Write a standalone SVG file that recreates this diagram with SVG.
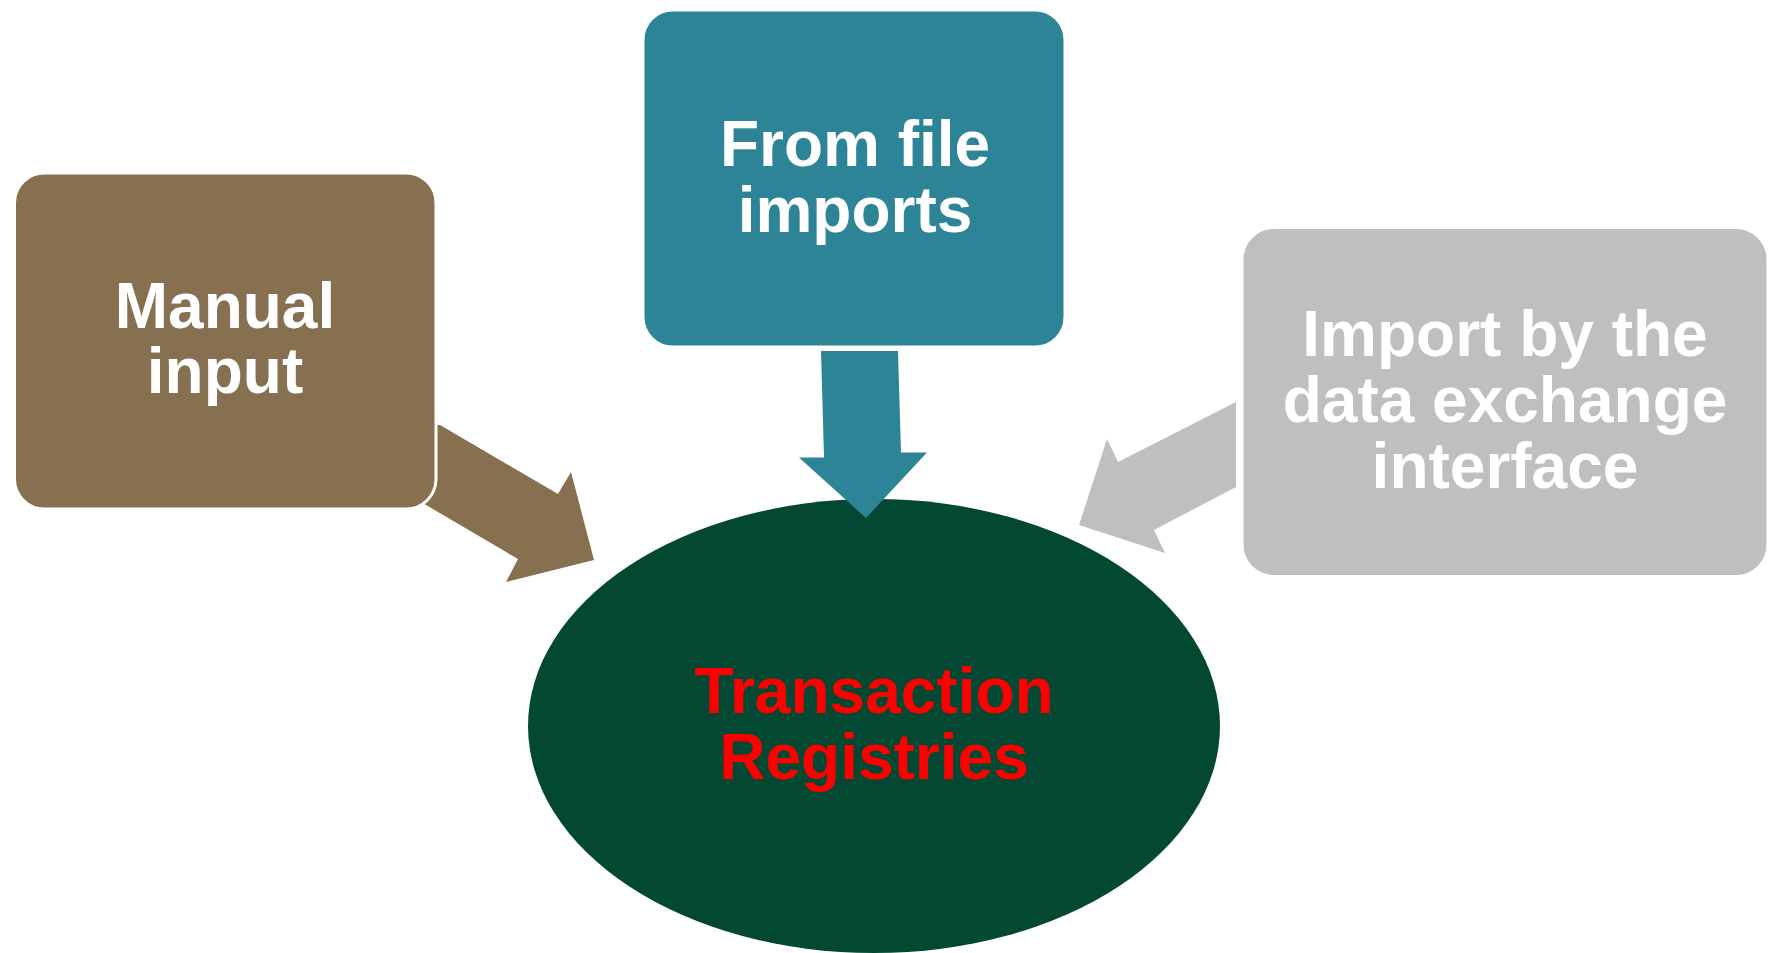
<svg xmlns="http://www.w3.org/2000/svg" width="1775" height="953" viewBox="0 0 1775 953">
<style>
.lbl{font-family:"Liberation Sans",Arial,sans-serif;font-weight:bold;font-size:64px;text-anchor:middle;fill:#FFFFFF}
.red{fill:#FF0000}
.box{stroke:#FFFFFF;stroke-width:3}
</style>
<rect width="1775" height="953" fill="#FFFFFF"/>
<g id="registries">
<ellipse cx="874" cy="726" rx="346" ry="227" fill="#034833"/>
<text class="lbl red" x="874" y="713">Transaction</text>
<text class="lbl red" x="874" y="779">Registries</text>
</g>
<g id="connectors">
<polygon id="arrow-manual" fill="#86704F" points="440,425 558,494 571,472 594,560 506,582 518,559 415,498.5 415,425"/>
<polygon id="arrow-file" fill="#2E8497" points="821,351 898,351 901,452.5 927,452.5 866,518 799,457.5 824,457.5"/>
<polygon id="arrow-exchange" fill="#BFBFBF" points="1236,402 1118,462 1107,439 1079,525 1165,553 1154,530 1236,487"/>
</g>
<g id="manual">
<rect class="box" x="14.5" y="173" width="421.5" height="336" rx="30" ry="30" fill="#86704F"/>
<text class="lbl" x="225" y="328">Manual</text>
<text class="lbl" x="225" y="393">input</text>
</g>
<g id="file">
<rect class="box" x="643" y="10" width="422" height="337" rx="30" ry="30" fill="#2E8497"/>
<text class="lbl" x="855" y="166">From file</text>
<text class="lbl" x="855" y="232">imports</text>
</g>
<g id="exchange">
<rect class="box" x="1242" y="227.5" width="526" height="349" rx="32" ry="32" fill="#BFBFBF"/>
<text class="lbl" x="1505" y="356">Import by the</text>
<text class="lbl" x="1505" y="422">data exchange</text>
<text class="lbl" x="1505" y="488">interface</text>
</g>
</svg>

GOAL: Drop the images and repeat the data exactly.

OUTPUT OF THE EXERCISE:
Write a standalone SVG file that recreates this diagram with SVG.
<svg xmlns="http://www.w3.org/2000/svg" width="1775" height="953" viewBox="0 0 1775 953">
<style>
.lbl{font-family:"Liberation Sans",Arial,sans-serif;font-weight:bold;font-size:64px;text-anchor:middle;fill:#FFFFFF}
.red{fill:#FF0000}
.box{stroke:#FFFFFF;stroke-width:3}
</style>
<rect width="1775" height="953" fill="#FFFFFF"/>
<g id="registries">
<ellipse cx="874" cy="726" rx="346" ry="227" fill="#034833"/>
<text class="lbl red" x="874" y="713">Transaction</text>
<text class="lbl red" x="874" y="779">Registries</text>
</g>
<g id="connectors">
<polygon id="arrow-manual" fill="#86704F" points="440,425 558,494 571,472 594,560 506,582 518,559 415,498.5 415,425"/>
<polygon id="arrow-file" fill="#2E8497" points="821,351 898,351 901,452.5 927,452.5 866,518 799,457.5 824,457.5"/>
<polygon id="arrow-exchange" fill="#BFBFBF" points="1236,402 1118,462 1107,439 1079,525 1165,553 1154,530 1236,487"/>
</g>
<g id="manual">
<rect class="box" x="14.5" y="173" width="421.5" height="336" rx="30" ry="30" fill="#86704F"/>
<text class="lbl" x="225" y="328">Manual</text>
<text class="lbl" x="225" y="393">input</text>
</g>
<g id="file">
<rect class="box" x="643" y="10" width="422" height="337" rx="30" ry="30" fill="#2E8497"/>
<text class="lbl" x="855" y="166">From file</text>
<text class="lbl" x="855" y="232">imports</text>
</g>
<g id="exchange">
<rect class="box" x="1242" y="227.5" width="526" height="349" rx="32" ry="32" fill="#BFBFBF"/>
<text class="lbl" x="1505" y="356">Import by the</text>
<text class="lbl" x="1505" y="422">data exchange</text>
<text class="lbl" x="1505" y="488">interface</text>
</g>
</svg>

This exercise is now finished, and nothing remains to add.